## Exercise
Pictures do not belong in the copy; restate the records below word for word.

# Start of Material shown

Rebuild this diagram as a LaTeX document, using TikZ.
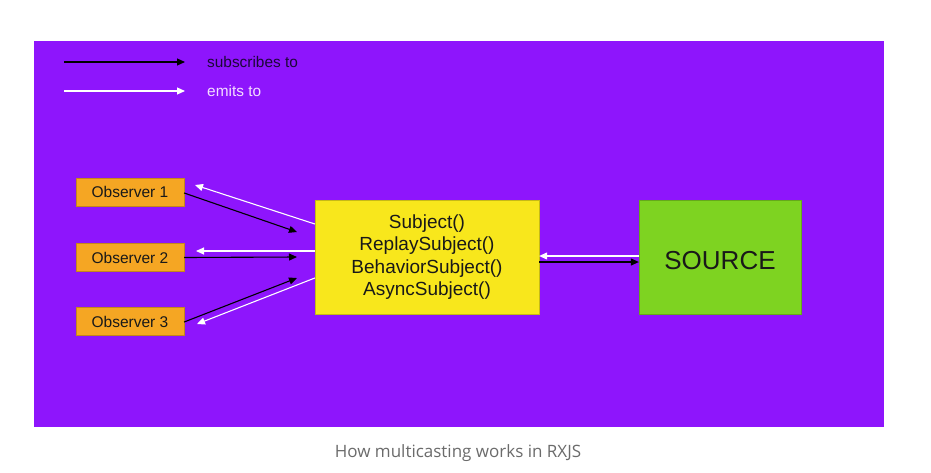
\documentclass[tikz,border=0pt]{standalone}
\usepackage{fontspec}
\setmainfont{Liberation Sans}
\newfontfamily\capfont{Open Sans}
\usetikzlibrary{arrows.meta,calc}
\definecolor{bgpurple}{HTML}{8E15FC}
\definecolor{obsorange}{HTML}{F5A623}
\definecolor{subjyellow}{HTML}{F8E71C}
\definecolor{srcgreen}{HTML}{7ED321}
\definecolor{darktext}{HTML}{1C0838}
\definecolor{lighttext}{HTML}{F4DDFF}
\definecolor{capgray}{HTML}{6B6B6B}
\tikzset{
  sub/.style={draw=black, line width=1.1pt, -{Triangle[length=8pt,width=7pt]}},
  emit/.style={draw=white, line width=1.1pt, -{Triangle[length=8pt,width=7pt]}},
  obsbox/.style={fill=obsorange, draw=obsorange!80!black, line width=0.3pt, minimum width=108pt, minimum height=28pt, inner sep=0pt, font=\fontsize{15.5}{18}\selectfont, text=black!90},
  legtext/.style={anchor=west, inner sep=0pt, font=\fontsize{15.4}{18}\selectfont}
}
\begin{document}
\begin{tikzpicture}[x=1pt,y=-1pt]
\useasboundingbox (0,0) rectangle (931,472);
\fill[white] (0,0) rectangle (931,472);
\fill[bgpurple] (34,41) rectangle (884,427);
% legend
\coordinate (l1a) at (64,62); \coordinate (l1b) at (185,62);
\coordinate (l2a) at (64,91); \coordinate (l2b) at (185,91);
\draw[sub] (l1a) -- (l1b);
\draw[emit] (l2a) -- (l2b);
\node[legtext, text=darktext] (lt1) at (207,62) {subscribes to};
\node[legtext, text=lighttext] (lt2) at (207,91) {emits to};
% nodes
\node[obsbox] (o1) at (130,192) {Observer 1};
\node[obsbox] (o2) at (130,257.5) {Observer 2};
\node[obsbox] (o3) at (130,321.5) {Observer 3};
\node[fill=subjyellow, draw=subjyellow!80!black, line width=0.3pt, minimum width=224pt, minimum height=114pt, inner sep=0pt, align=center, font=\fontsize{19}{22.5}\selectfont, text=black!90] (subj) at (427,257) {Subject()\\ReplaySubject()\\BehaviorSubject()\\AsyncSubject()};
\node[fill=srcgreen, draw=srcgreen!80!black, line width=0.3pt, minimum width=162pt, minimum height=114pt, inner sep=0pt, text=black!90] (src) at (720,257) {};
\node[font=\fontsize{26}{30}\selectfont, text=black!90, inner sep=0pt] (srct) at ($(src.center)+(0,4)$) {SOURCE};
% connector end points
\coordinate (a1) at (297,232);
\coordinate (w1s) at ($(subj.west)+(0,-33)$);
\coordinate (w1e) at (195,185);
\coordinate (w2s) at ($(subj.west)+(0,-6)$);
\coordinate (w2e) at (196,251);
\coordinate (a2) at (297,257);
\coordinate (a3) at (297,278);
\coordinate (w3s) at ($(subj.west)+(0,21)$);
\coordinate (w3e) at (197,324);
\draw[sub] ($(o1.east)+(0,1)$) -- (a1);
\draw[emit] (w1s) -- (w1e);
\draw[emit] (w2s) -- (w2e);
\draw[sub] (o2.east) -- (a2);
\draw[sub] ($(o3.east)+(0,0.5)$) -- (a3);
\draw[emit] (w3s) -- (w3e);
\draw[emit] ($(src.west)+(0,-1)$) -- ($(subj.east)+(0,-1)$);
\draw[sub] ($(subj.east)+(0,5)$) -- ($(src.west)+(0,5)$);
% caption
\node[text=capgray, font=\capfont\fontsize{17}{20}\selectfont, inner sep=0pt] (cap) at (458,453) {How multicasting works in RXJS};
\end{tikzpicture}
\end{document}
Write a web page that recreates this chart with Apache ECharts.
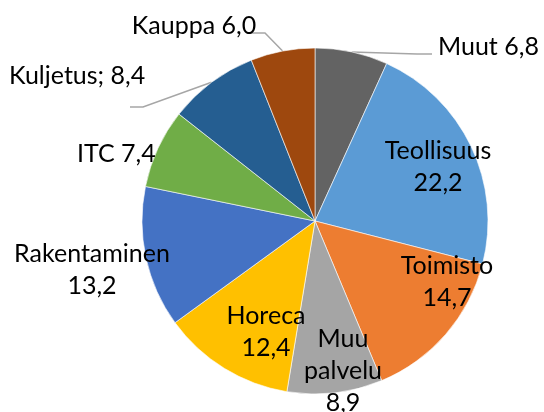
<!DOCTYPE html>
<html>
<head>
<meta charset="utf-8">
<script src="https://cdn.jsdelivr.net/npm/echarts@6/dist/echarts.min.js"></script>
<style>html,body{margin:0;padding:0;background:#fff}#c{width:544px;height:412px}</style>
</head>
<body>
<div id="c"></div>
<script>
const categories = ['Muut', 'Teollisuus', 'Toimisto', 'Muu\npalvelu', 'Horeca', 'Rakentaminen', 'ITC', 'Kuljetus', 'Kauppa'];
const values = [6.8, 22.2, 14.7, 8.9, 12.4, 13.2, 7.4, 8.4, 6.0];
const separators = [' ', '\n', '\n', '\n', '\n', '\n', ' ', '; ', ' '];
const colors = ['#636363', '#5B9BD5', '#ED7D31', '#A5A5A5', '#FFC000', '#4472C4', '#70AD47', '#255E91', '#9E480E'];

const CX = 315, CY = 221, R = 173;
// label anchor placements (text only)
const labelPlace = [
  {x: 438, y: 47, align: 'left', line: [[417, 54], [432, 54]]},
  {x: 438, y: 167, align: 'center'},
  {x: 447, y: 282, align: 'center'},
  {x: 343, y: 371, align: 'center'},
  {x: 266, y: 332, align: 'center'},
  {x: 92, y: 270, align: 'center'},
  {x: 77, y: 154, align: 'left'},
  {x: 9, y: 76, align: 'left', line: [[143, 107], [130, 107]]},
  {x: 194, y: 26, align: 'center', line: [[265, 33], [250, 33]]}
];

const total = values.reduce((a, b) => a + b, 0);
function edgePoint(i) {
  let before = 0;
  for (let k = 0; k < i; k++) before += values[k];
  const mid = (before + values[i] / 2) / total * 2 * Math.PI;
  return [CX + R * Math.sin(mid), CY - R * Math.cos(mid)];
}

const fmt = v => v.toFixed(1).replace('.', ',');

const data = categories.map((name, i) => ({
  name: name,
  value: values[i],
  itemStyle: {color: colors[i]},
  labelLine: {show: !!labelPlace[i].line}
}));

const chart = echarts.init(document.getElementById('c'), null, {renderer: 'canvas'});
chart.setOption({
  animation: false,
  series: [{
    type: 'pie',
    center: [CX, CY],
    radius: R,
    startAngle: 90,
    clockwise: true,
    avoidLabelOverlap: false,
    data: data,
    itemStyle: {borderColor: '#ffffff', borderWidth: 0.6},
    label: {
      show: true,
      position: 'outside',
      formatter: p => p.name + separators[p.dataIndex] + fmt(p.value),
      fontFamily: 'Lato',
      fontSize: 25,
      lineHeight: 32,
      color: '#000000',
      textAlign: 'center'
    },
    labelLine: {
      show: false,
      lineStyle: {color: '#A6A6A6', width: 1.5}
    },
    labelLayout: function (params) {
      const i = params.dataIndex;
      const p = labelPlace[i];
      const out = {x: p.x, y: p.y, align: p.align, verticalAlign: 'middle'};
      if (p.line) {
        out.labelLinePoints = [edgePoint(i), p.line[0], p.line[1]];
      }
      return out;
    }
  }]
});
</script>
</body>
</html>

# End of Material shown

## Written response
Rebuild this diagram as a LaTeX document, using TikZ.
\documentclass[tikz,border=0pt]{standalone}
\usepackage{fontspec}
\setmainfont{Liberation Sans}
\newfontfamily\capfont{Open Sans}
\usetikzlibrary{arrows.meta,calc}
\definecolor{bgpurple}{HTML}{8E15FC}
\definecolor{obsorange}{HTML}{F5A623}
\definecolor{subjyellow}{HTML}{F8E71C}
\definecolor{srcgreen}{HTML}{7ED321}
\definecolor{darktext}{HTML}{1C0838}
\definecolor{lighttext}{HTML}{F4DDFF}
\definecolor{capgray}{HTML}{6B6B6B}
\tikzset{
  sub/.style={draw=black, line width=1.1pt, -{Triangle[length=8pt,width=7pt]}},
  emit/.style={draw=white, line width=1.1pt, -{Triangle[length=8pt,width=7pt]}},
  obsbox/.style={fill=obsorange, draw=obsorange!80!black, line width=0.3pt, minimum width=108pt, minimum height=28pt, inner sep=0pt, font=\fontsize{15.5}{18}\selectfont, text=black!90},
  legtext/.style={anchor=west, inner sep=0pt, font=\fontsize{15.4}{18}\selectfont}
}
\begin{document}
\begin{tikzpicture}[x=1pt,y=-1pt]
\useasboundingbox (0,0) rectangle (931,472);
\fill[white] (0,0) rectangle (931,472);
\fill[bgpurple] (34,41) rectangle (884,427);
% legend
\coordinate (l1a) at (64,62); \coordinate (l1b) at (185,62);
\coordinate (l2a) at (64,91); \coordinate (l2b) at (185,91);
\draw[sub] (l1a) -- (l1b);
\draw[emit] (l2a) -- (l2b);
\node[legtext, text=darktext] (lt1) at (207,62) {subscribes to};
\node[legtext, text=lighttext] (lt2) at (207,91) {emits to};
% nodes
\node[obsbox] (o1) at (130,192) {Observer 1};
\node[obsbox] (o2) at (130,257.5) {Observer 2};
\node[obsbox] (o3) at (130,321.5) {Observer 3};
\node[fill=subjyellow, draw=subjyellow!80!black, line width=0.3pt, minimum width=224pt, minimum height=114pt, inner sep=0pt, align=center, font=\fontsize{19}{22.5}\selectfont, text=black!90] (subj) at (427,257) {Subject()\\ReplaySubject()\\BehaviorSubject()\\AsyncSubject()};
\node[fill=srcgreen, draw=srcgreen!80!black, line width=0.3pt, minimum width=162pt, minimum height=114pt, inner sep=0pt, text=black!90] (src) at (720,257) {};
\node[font=\fontsize{26}{30}\selectfont, text=black!90, inner sep=0pt] (srct) at ($(src.center)+(0,4)$) {SOURCE};
% connector end points
\coordinate (a1) at (297,232);
\coordinate (w1s) at ($(subj.west)+(0,-33)$);
\coordinate (w1e) at (195,185);
\coordinate (w2s) at ($(subj.west)+(0,-6)$);
\coordinate (w2e) at (196,251);
\coordinate (a2) at (297,257);
\coordinate (a3) at (297,278);
\coordinate (w3s) at ($(subj.west)+(0,21)$);
\coordinate (w3e) at (197,324);
\draw[sub] ($(o1.east)+(0,1)$) -- (a1);
\draw[emit] (w1s) -- (w1e);
\draw[emit] (w2s) -- (w2e);
\draw[sub] (o2.east) -- (a2);
\draw[sub] ($(o3.east)+(0,0.5)$) -- (a3);
\draw[emit] (w3s) -- (w3e);
\draw[emit] ($(src.west)+(0,-1)$) -- ($(subj.east)+(0,-1)$);
\draw[sub] ($(subj.east)+(0,5)$) -- ($(src.west)+(0,5)$);
% caption
\node[text=capgray, font=\capfont\fontsize{17}{20}\selectfont, inner sep=0pt] (cap) at (458,453) {How multicasting works in RXJS};
\end{tikzpicture}
\end{document}
Write a web page that recreates this chart with Apache ECharts.
<!DOCTYPE html>
<html>
<head>
<meta charset="utf-8">
<script src="https://cdn.jsdelivr.net/npm/echarts@6/dist/echarts.min.js"></script>
<style>html,body{margin:0;padding:0;background:#fff}#c{width:544px;height:412px}</style>
</head>
<body>
<div id="c"></div>
<script>
const categories = ['Muut', 'Teollisuus', 'Toimisto', 'Muu\npalvelu', 'Horeca', 'Rakentaminen', 'ITC', 'Kuljetus', 'Kauppa'];
const values = [6.8, 22.2, 14.7, 8.9, 12.4, 13.2, 7.4, 8.4, 6.0];
const separators = [' ', '\n', '\n', '\n', '\n', '\n', ' ', '; ', ' '];
const colors = ['#636363', '#5B9BD5', '#ED7D31', '#A5A5A5', '#FFC000', '#4472C4', '#70AD47', '#255E91', '#9E480E'];

const CX = 315, CY = 221, R = 173;
// label anchor placements (text only)
const labelPlace = [
  {x: 438, y: 47, align: 'left', line: [[417, 54], [432, 54]]},
  {x: 438, y: 167, align: 'center'},
  {x: 447, y: 282, align: 'center'},
  {x: 343, y: 371, align: 'center'},
  {x: 266, y: 332, align: 'center'},
  {x: 92, y: 270, align: 'center'},
  {x: 77, y: 154, align: 'left'},
  {x: 9, y: 76, align: 'left', line: [[143, 107], [130, 107]]},
  {x: 194, y: 26, align: 'center', line: [[265, 33], [250, 33]]}
];

const total = values.reduce((a, b) => a + b, 0);
function edgePoint(i) {
  let before = 0;
  for (let k = 0; k < i; k++) before += values[k];
  const mid = (before + values[i] / 2) / total * 2 * Math.PI;
  return [CX + R * Math.sin(mid), CY - R * Math.cos(mid)];
}

const fmt = v => v.toFixed(1).replace('.', ',');

const data = categories.map((name, i) => ({
  name: name,
  value: values[i],
  itemStyle: {color: colors[i]},
  labelLine: {show: !!labelPlace[i].line}
}));

const chart = echarts.init(document.getElementById('c'), null, {renderer: 'canvas'});
chart.setOption({
  animation: false,
  series: [{
    type: 'pie',
    center: [CX, CY],
    radius: R,
    startAngle: 90,
    clockwise: true,
    avoidLabelOverlap: false,
    data: data,
    itemStyle: {borderColor: '#ffffff', borderWidth: 0.6},
    label: {
      show: true,
      position: 'outside',
      formatter: p => p.name + separators[p.dataIndex] + fmt(p.value),
      fontFamily: 'Lato',
      fontSize: 25,
      lineHeight: 32,
      color: '#000000',
      textAlign: 'center'
    },
    labelLine: {
      show: false,
      lineStyle: {color: '#A6A6A6', width: 1.5}
    },
    labelLayout: function (params) {
      const i = params.dataIndex;
      const p = labelPlace[i];
      const out = {x: p.x, y: p.y, align: p.align, verticalAlign: 'middle'};
      if (p.line) {
        out.labelLinePoints = [edgePoint(i), p.line[0], p.line[1]];
      }
      return out;
    }
  }]
});
</script>
</body>
</html>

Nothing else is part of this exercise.